= MyBnk =

MyBnk is a UK social enterprise and charity who specialise in financial education and enterprise for 7-25-year-olds with the goal of equipping young people with the skills to manage money and become work-ready. It was founded in 2007 by now CEO Lily Lapenna and Michael Norton OBE to tackle record personal debt and encourage business start ups. Lapenna was shortlisted for a 'Women of the Future Award' in 2015. She believes that young people feel “a sense of disillusionment, disengagement and distrust” towards banks.

MyBnk has been described as an award-winning charity specialising in teaching young people how to manage their money. It has been considered one of the "great organisations out there inspiring the next generation of entrepreneurs". It provides financial education workshops and sessions in schools, with a range of lesson plans and resources for teachers. It also uses microfinance schemes to help young people save and borrow money.
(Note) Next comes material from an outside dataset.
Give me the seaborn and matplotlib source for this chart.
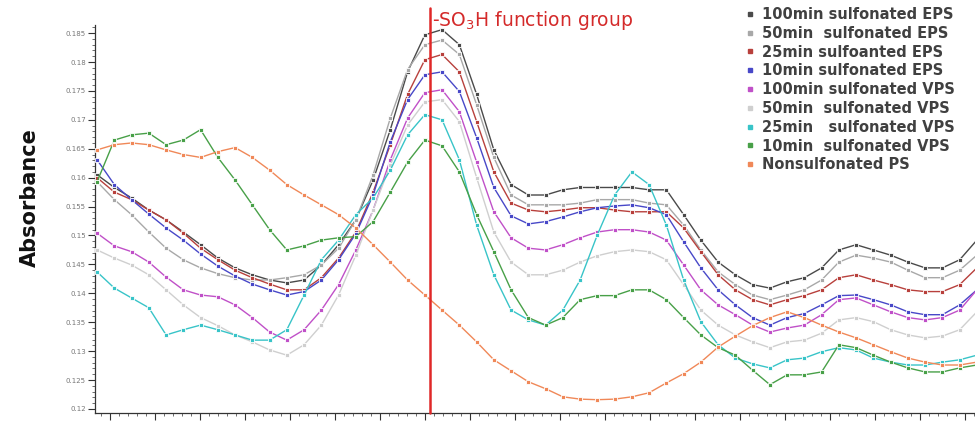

The company has been cited as providing opportunities for young people to play an active role in society. Based in Brick Lane, its direct delivery approach has reached 46,000 young people in 240 secondary schools and youth organisations.

MyBnk has won praise for its collaborate style, bringing together several professions and young people to create programmes that have won several awards, including 2010's Children and Young People Now Financial Capability prize.

In 2012 they won a Centre for Social Justice award for work preventing poverty.